- **DATA BLOCK**:
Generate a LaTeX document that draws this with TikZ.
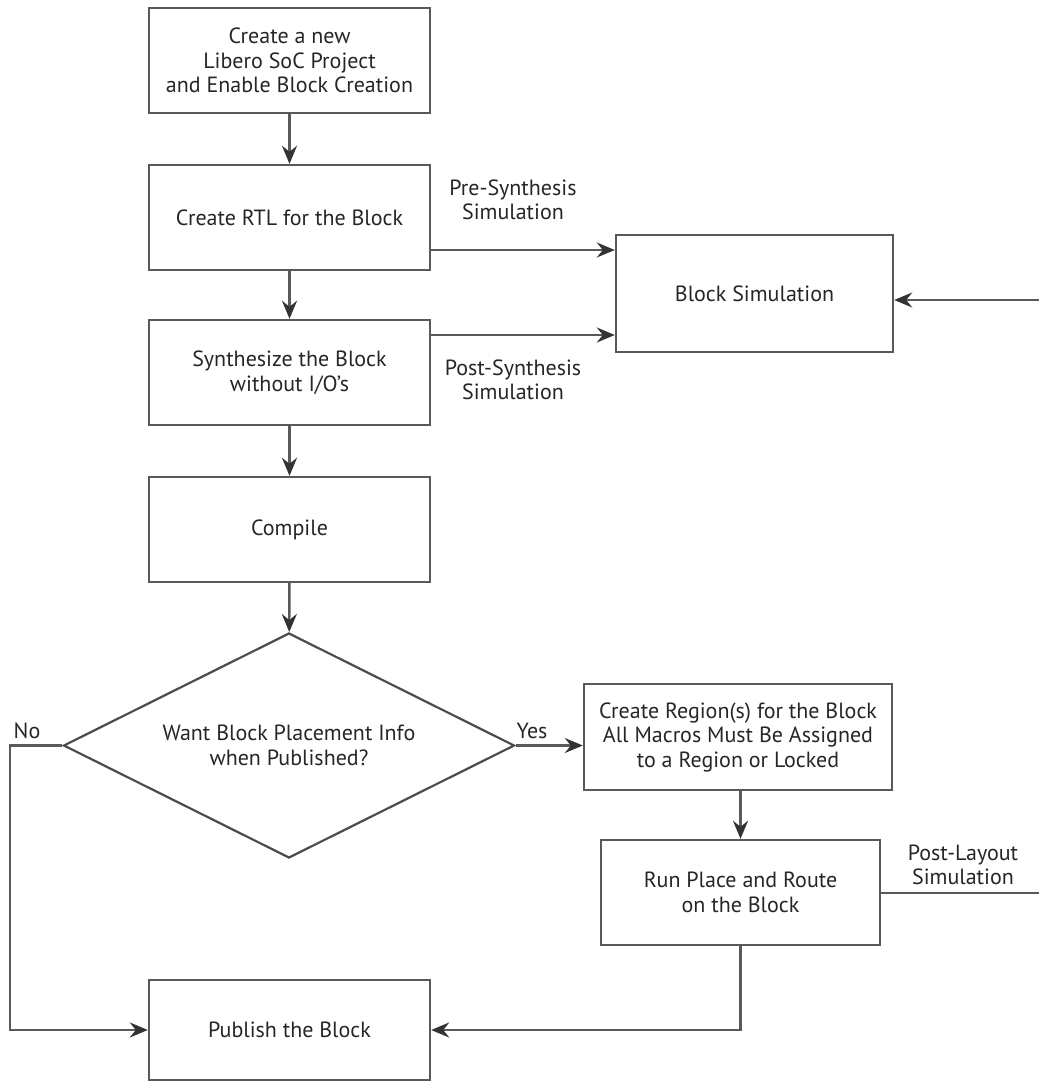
\documentclass[tikz,border=0pt]{standalone}
\usepackage{fontspec}
\setmainfont{PT Sans}
\usetikzlibrary{shapes.geometric,arrows.meta}
\begin{document}
\begin{tikzpicture}[x=1pt,y=-1pt,
  every node/.style={font=\fontsize{22}{24.5}\selectfont, text=black!85},
  box/.style={draw=black!65, line width=2.4pt, align=center, inner sep=2pt},
  dec/.style={draw=black!70, line width=2.2pt, diamond, shape aspect=2, inner sep=0pt, align=center, minimum width=451, minimum height=225},
  lbl/.style={align=center, inner sep=0pt},
  flow/.style={draw=black!65, line width=2.4pt, -{Stealth[length=18pt,width=15pt,inset=6pt,black!80]}},
  line/.style={draw=black!65, line width=2.4pt}]
\useasboundingbox (0,0) rectangle (1039,1083);
\node[box, minimum width=281, minimum height=105] (b1) at (289.5,60.5) {Create a new\\Libero SoC Project\\and Enable Block Creation};
\node[box, minimum width=281, minimum height=105] (b2) at (289.5,217.5) {Create RTL for the Block};
\node[box, minimum width=281, minimum height=105] (b3) at (289.5,372.5) {Synthesize the Block\\without I/O's};
\node[box, minimum width=281, minimum height=105] (b4) at (289.5,529.5) {Compile};
\node[dec] (d) at (289,745.5) {Want Block Placement Info\\when Published?};
\node[box, minimum width=308, minimum height=106] (r) at (738,737) {Create Region(s) for the Block\\All Macros Must Be Assigned\\to a Region or Locked};
\node[box, minimum width=279, minimum height=105] (pr) at (740.5,892.5) {Run Place and Route\\on the Block};
\node[box, minimum width=281, minimum height=100] (pub) at (289.5,1030) {Publish the Block};
\node[box, minimum width=277, minimum height=117] (sim) at (754.5,293.5) {Block Simulation};

\coordinate (ein) at (1039,300);
\coordinate (eout) at (1039,893);
\coordinate (nocorner) at (10,745.5);

\draw[flow] (b1) -- (b2);
\draw[flow] (b2) -- (b3);
\draw[flow] (b3) -- (b4);
\draw[flow] (b4) -- (d);
\draw[flow] (b2.east |- 0,250) -- (sim.west |- 0,250);
\draw[flow] (b3.east |- 0,335) -- (sim.west |- 0,335);
\draw[flow] (ein) -- (sim.east |- ein);
\draw[flow] (d.east) -- (r.west |- d.east);
\draw[flow] (r.south -| pr.north) -- (pr.north);
\draw[line] (pr.east |- eout) -- (eout);
\draw[flow] (d.west) -- (nocorner) |- (pub.west);
\draw[flow] (pr.south) |- (pub.east);

\node[lbl] (l1) at (513,200) {Pre-Synthesis\\Simulation};
\node[lbl] (l2) at (513,380) {Post-Synthesis\\Simulation};
\node[lbl] (l3) at (963,865) {Post-Layout\\Simulation};
\node[lbl] (lno) at (27,731) {No};
\node[lbl] (lyes) at (532,731) {Yes};
\end{tikzpicture}
\end{document}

- **JOB**: The data should be printed again unchanged; leave its pictures out.

- **REPLY TO THE TASK**:
Generate a LaTeX document that draws this with TikZ.
\documentclass[tikz,border=0pt]{standalone}
\usepackage{fontspec}
\setmainfont{PT Sans}
\usetikzlibrary{shapes.geometric,arrows.meta}
\begin{document}
\begin{tikzpicture}[x=1pt,y=-1pt,
  every node/.style={font=\fontsize{22}{24.5}\selectfont, text=black!85},
  box/.style={draw=black!65, line width=2.4pt, align=center, inner sep=2pt},
  dec/.style={draw=black!70, line width=2.2pt, diamond, shape aspect=2, inner sep=0pt, align=center, minimum width=451, minimum height=225},
  lbl/.style={align=center, inner sep=0pt},
  flow/.style={draw=black!65, line width=2.4pt, -{Stealth[length=18pt,width=15pt,inset=6pt,black!80]}},
  line/.style={draw=black!65, line width=2.4pt}]
\useasboundingbox (0,0) rectangle (1039,1083);
\node[box, minimum width=281, minimum height=105] (b1) at (289.5,60.5) {Create a new\\Libero SoC Project\\and Enable Block Creation};
\node[box, minimum width=281, minimum height=105] (b2) at (289.5,217.5) {Create RTL for the Block};
\node[box, minimum width=281, minimum height=105] (b3) at (289.5,372.5) {Synthesize the Block\\without I/O's};
\node[box, minimum width=281, minimum height=105] (b4) at (289.5,529.5) {Compile};
\node[dec] (d) at (289,745.5) {Want Block Placement Info\\when Published?};
\node[box, minimum width=308, minimum height=106] (r) at (738,737) {Create Region(s) for the Block\\All Macros Must Be Assigned\\to a Region or Locked};
\node[box, minimum width=279, minimum height=105] (pr) at (740.5,892.5) {Run Place and Route\\on the Block};
\node[box, minimum width=281, minimum height=100] (pub) at (289.5,1030) {Publish the Block};
\node[box, minimum width=277, minimum height=117] (sim) at (754.5,293.5) {Block Simulation};

\coordinate (ein) at (1039,300);
\coordinate (eout) at (1039,893);
\coordinate (nocorner) at (10,745.5);

\draw[flow] (b1) -- (b2);
\draw[flow] (b2) -- (b3);
\draw[flow] (b3) -- (b4);
\draw[flow] (b4) -- (d);
\draw[flow] (b2.east |- 0,250) -- (sim.west |- 0,250);
\draw[flow] (b3.east |- 0,335) -- (sim.west |- 0,335);
\draw[flow] (ein) -- (sim.east |- ein);
\draw[flow] (d.east) -- (r.west |- d.east);
\draw[flow] (r.south -| pr.north) -- (pr.north);
\draw[line] (pr.east |- eout) -- (eout);
\draw[flow] (d.west) -- (nocorner) |- (pub.west);
\draw[flow] (pr.south) |- (pub.east);

\node[lbl] (l1) at (513,200) {Pre-Synthesis\\Simulation};
\node[lbl] (l2) at (513,380) {Post-Synthesis\\Simulation};
\node[lbl] (l3) at (963,865) {Post-Layout\\Simulation};
\node[lbl] (lno) at (27,731) {No};
\node[lbl] (lyes) at (532,731) {Yes};
\end{tikzpicture}
\end{document}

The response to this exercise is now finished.